-- Exercise --
Leave out all pictures. Return exactly the lines from the top of the material through the line containing "import numpy as np".
***** Provided material
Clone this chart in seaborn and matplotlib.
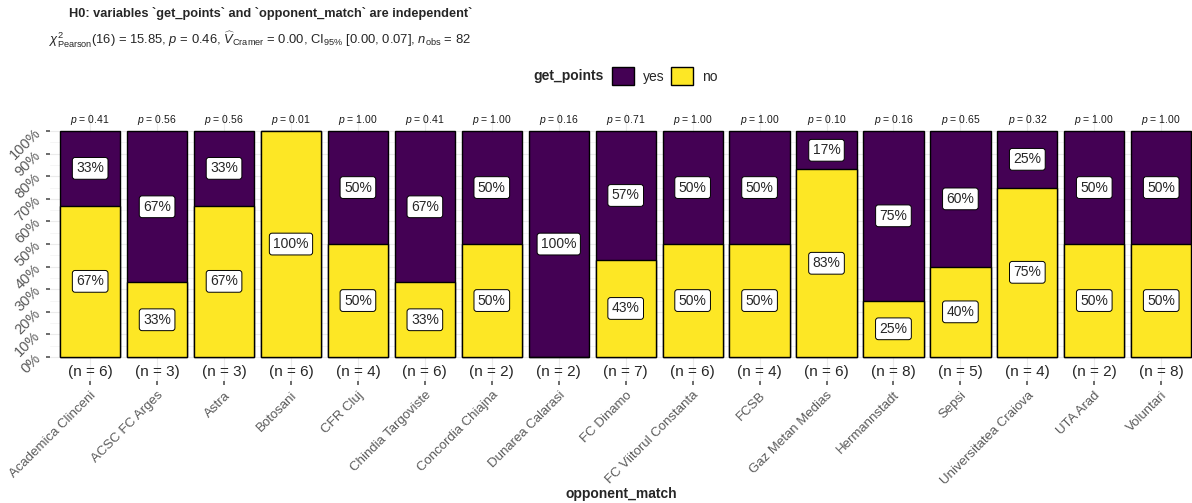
import matplotlib
matplotlib.use("Agg")
import matplotlib.pyplot as plt
import matplotlib.patches as mpatches
import seaborn as sns
import pandas as pd
import numpy as np

teams = ["Academica Clinceni", "ACSC FC Arges", "Astra", "Botosani", "CFR Cluj",
         "Chindia Targoviste", "Concordia Chiajna", "Dunarea Calarasi", "FC Dinamo",
         "FC Viitorul Constanta", "FCSB", "Gaz Metan Medias", "Hermannstadt", "Sepsi",
         "Universitatea Craiova", "UTA Arad", "Voluntari"]
n_obs = [6, 3, 3, 6, 4, 6, 2, 2, 7, 6, 4, 6, 8, 5, 4, 2, 8]
pct_no = [67, 33, 67, 100, 50, 33, 50, 0, 43, 50, 50, 83, 25, 40, 75, 50, 50]
pct_yes = [33, 67, 33, 0, 50, 67, 50, 100, 57, 50, 50, 17, 75, 60, 25, 50, 50]
p_values = ["0.41", "0.56", "0.56", "0.01", "1.00", "0.41", "1.00", "0.16", "0.71",
            "1.00", "1.00", "0.10", "0.16", "0.65", "0.32", "1.00", "1.00"]

YES_C = "#440154"
NO_C = "#FDE725"

sns.set_theme(style="white")
plt.rcParams['font.family'] = ['Liberation Sans', 'DejaVu Sans']
plt.rcParams['mathtext.fontset'] = 'custom'
plt.rcParams['mathtext.rm'] = 'Liberation Sans'
plt.rcParams['mathtext.it'] = 'Liberation Sans:italic'
plt.rcParams['mathtext.bf'] = 'Liberation Sans:bold'

df = pd.DataFrame({"team": teams, "no": np.array(pct_no) / 100.0,
                   "yes": np.array(pct_yes) / 100.0})
df["top"] = df["no"] + df["yes"]

W, H = 1192, 503
fig = plt.figure(figsize=(W / 100, H / 100), dpi=100)
ax = fig.add_axes([50 / W, 1 - 381 / H, 1142 / W, (381 - 113) / H])

sns.barplot(data=df, x="team", y="top", color=YES_C, saturation=1, width=0.9,
            edgecolor="black", linewidth=1.0, ax=ax, zorder=2)
sns.barplot(data=df, x="team", y="no", color=NO_C, saturation=1, width=0.9,
            edgecolor="black", linewidth=1.0, ax=ax, zorder=3)

ax.set_xlim(-0.6, 16.46)
ax.set_ylim(-0.106, 1.08)
ax.set_yticks(np.arange(0, 1.01, 0.1))
ax.set_yticks(np.arange(0.05, 1.0, 0.1), minor=True)
ax.set_yticklabels([f"{int(round(v * 100))}%" for v in np.arange(0, 1.01, 0.1)],
                   rotation=45, color="#5A5A5A", fontsize=10.5)
ax.grid(axis="y", which="major", color="#EBEBEB", linewidth=0.8, zorder=0)
ax.grid(axis="y", which="minor", color="#F4F4F4", linewidth=0.6, zorder=0)
ax.grid(axis="x", color="#EBEBEB", linewidth=0.8, zorder=0)
ax.set_axisbelow(True)
for s in ax.spines.values():
    s.set_visible(False)
ax.tick_params(axis="y", which="major", length=3, color="#5A5A5A", pad=2, left=True)
ax.tick_params(axis="y", which="minor", length=0)
ax.tick_params(axis="x", length=3, color="#5A5A5A", pad=3, bottom=True)
ax.set_xticks(range(len(teams)))
ax.set_xticklabels(teams, rotation=45, ha="right", rotation_mode="anchor",
                   color="#5A5A5A", fontsize=9.5)
ax.set_xlabel("opponent_match", fontweight="bold", fontsize=10, labelpad=0)
ax.set_ylabel("")

box = dict(boxstyle="round,pad=0.28,rounding_size=0.2", fc="white", ec="black", lw=0.7)
for i in range(len(teams)):
    no = df["no"][i]
    yes = df["yes"][i]
    if no > 0:
        ax.text(i, no / 2, f"{pct_no[i]}%", ha="center", va="center",
                fontsize=10, bbox=box, zorder=5)
    if yes > 0:
        ax.text(i, no + yes / 2, f"{pct_yes[i]}%", ha="center", va="center",
                fontsize=10, bbox=box, zorder=5)
    ax.text(i, 1.05, f"$p$ = {p_values[i]}", ha="center", va="center",
            fontsize=7.5, color="#1a1a1a")
    ax.text(i, -0.066, f"(n = {n_obs[i]})", ha="center", va="center", fontsize=11)

fig.text(69 / W, 1 - 14 / H,
         "H0: variables `get_points` and `opponent_match` are independent`",
         fontweight="bold", fontsize=9.2, ha="left", va="center")
fig.text(49 / W, 1 - 40 / H,
         r"$\chi^2_{\mathrm{Pearson}}$(16) = 15.85, $p$ = 0.46, $\widehat{V}_{\mathrm{Cramer}}$ = 0.00, CI$_{95\%}$ [0.00, 0.07], $n_{\mathrm{obs}}$ = 82",
         fontsize=9.4, ha="left", va="center")

fig.text(604 / W, 1 - 76 / H, "get_points", fontweight="bold", fontsize=10,
         ha="right", va="center")
handles = [mpatches.Patch(facecolor=YES_C, edgecolor="black", label="yes"),
           mpatches.Patch(facecolor=NO_C, edgecolor="black", label="no")]
fig.legend(handles=handles, loc="center left", bbox_to_anchor=(612 / W, 1 - 76 / H),
           ncol=2, frameon=False, fontsize=10, handlelength=1.6, handleheight=1.6,
           handletextpad=0.6, columnspacing=0.5, borderaxespad=0, borderpad=0)

fig.savefig("out.png", dpi=100)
**********
-- The completed task --
Clone this chart in seaborn and matplotlib.
import matplotlib
matplotlib.use("Agg")
import matplotlib.pyplot as plt
import matplotlib.patches as mpatches
import seaborn as sns
import pandas as pd
import numpy as np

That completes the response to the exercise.